Bank of Italy says risky bond derivative weighs on Carige: newspaper
MILAN, Sept 10
MILAN, Sept 10 (Reuters) - Carige has a risky derivatives contract with Deutsche Bank that is absorbing more capital than the Italian lender is worth on the market, daily La Stampa said on Tuesday, quoting a central bank report.
Bank of Italy, Carige and Deutsche Bank declined to comment.
According to La Stampa, a confidential Bank of Italy report said a derivatives contract over Italian government bonds had forced Carige to put aside 1.1 billion euros ($1.5 billion) as collateral at the end of June.

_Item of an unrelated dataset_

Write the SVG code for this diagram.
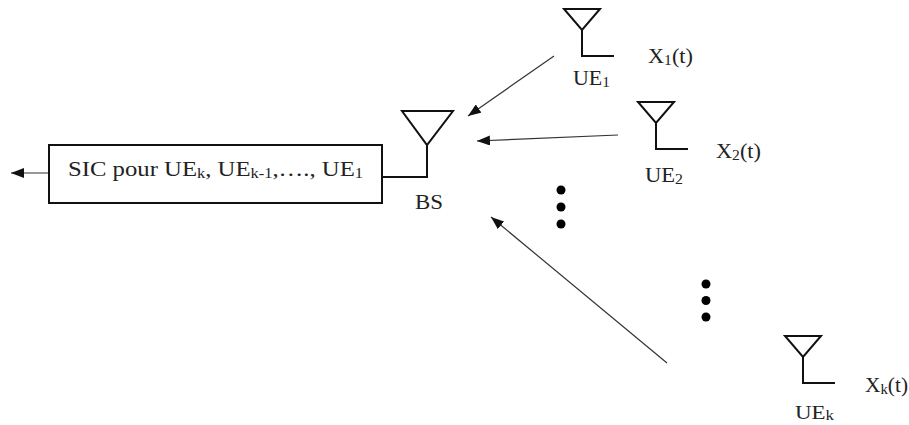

Carige, Italy's No. 10 bank by number of branches, has a market capitalisation of 1 billion euros and is already struggling to plug an 800 million euro capital shortfall through asset sales, including its troubled insurance business. It said earlier this month that it was fundamentally stable.
The position open with Deutsche "has become very risky," the Bank of Italy was quoted as saying in its report, drafted at the end of a four-month inspection at Carige that ended in late July.
The bank is rapidly becoming Italy's biggest banking headache after larger Banca Monte dei Paschi di Siena, which is also struggling under risky derivative products that are at the centre of a judicial investigation.
The collateral reportedly posted as guarantee for the derivatives contracts amounts to 3.8 percent of Carige's loans.
The central bank has requested a change of management at Genoa-based Carige after criticising lending practices.